OBJECTIVE:
Leaving out every picture, retype the lines below from the top through the one that contains "import * as d3 from 'd3'".

SUPPLIED DATA:
-----

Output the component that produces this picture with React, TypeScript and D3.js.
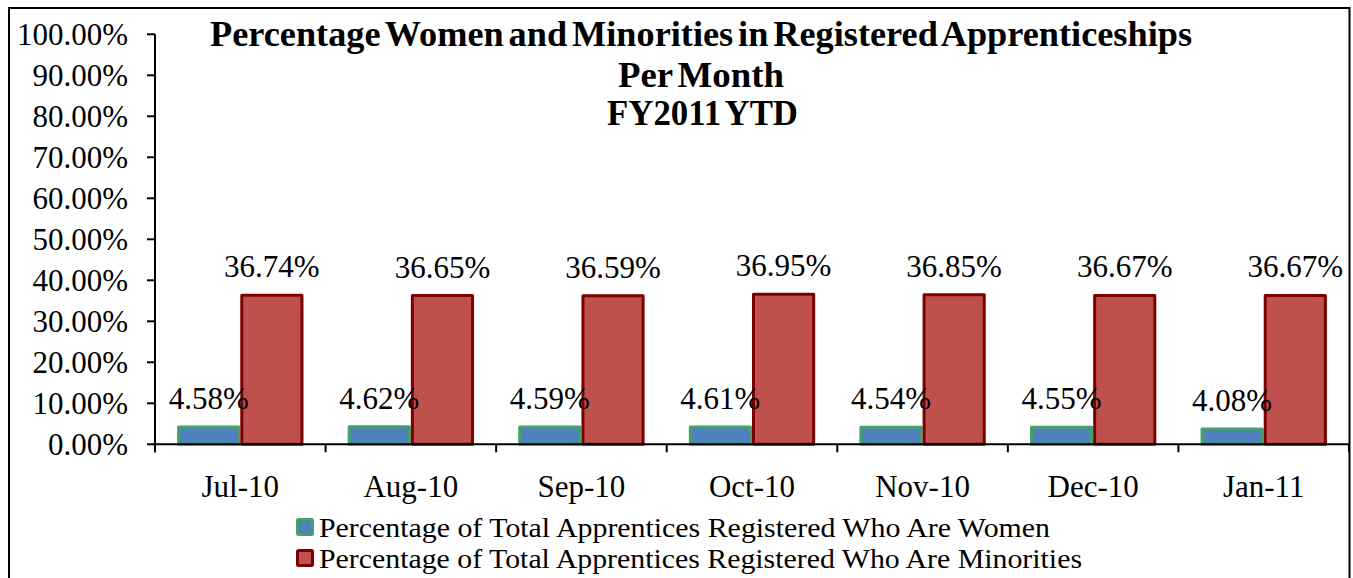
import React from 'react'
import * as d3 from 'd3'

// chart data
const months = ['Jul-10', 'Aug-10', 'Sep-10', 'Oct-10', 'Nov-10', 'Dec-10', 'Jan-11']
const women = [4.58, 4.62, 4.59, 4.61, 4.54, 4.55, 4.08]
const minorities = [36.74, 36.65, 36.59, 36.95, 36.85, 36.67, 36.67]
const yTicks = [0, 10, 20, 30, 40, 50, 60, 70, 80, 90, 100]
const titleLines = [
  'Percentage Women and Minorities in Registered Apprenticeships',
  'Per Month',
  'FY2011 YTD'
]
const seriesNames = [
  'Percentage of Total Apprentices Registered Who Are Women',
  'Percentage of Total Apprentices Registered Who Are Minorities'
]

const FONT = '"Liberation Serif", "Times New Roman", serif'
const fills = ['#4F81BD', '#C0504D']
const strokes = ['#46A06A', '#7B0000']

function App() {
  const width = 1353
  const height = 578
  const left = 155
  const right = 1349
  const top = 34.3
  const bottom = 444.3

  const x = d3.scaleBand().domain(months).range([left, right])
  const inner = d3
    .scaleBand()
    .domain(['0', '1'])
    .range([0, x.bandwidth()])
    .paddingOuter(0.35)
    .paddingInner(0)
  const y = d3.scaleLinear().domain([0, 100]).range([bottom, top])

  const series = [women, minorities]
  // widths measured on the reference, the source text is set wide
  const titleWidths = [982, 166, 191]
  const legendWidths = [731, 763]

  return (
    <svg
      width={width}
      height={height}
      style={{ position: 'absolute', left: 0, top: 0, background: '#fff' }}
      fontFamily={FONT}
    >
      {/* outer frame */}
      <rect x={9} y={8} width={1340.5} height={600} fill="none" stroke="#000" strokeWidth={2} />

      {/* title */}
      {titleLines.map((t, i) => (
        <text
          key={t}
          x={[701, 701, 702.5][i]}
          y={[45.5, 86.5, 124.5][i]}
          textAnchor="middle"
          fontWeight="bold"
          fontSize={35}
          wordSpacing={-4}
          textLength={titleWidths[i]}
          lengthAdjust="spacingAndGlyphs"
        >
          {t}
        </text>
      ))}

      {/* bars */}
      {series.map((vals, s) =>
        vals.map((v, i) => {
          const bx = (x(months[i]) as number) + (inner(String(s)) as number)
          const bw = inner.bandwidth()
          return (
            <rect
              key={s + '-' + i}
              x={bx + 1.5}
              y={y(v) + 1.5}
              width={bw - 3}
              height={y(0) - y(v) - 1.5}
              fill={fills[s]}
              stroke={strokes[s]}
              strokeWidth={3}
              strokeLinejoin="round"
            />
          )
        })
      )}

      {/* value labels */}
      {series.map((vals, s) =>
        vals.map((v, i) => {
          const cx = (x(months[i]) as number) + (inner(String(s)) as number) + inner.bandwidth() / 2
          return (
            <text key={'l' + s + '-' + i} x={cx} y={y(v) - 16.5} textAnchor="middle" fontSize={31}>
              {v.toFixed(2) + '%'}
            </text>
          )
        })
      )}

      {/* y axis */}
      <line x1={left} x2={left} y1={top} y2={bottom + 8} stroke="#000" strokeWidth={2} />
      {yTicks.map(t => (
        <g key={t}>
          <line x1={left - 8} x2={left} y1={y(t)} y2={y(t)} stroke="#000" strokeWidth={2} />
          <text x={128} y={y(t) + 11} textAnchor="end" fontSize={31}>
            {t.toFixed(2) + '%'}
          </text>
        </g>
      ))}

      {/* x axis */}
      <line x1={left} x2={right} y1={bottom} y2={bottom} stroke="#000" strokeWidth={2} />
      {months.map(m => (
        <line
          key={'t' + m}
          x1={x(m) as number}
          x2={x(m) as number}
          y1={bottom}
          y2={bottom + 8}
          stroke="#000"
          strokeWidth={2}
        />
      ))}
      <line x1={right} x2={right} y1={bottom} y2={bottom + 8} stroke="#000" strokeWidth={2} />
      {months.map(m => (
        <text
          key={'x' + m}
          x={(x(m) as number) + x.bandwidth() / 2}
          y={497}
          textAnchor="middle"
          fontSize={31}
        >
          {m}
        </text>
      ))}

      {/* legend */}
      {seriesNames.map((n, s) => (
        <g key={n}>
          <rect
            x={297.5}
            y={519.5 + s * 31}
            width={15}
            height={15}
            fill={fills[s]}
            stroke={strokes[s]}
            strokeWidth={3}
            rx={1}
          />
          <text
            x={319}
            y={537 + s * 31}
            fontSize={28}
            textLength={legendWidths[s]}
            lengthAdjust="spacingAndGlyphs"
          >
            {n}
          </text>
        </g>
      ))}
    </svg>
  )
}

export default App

-----

SOLUTION TO THE EXERCISE:
Output the component that produces this picture with React, TypeScript and D3.js.
import React from 'react'
import * as d3 from 'd3'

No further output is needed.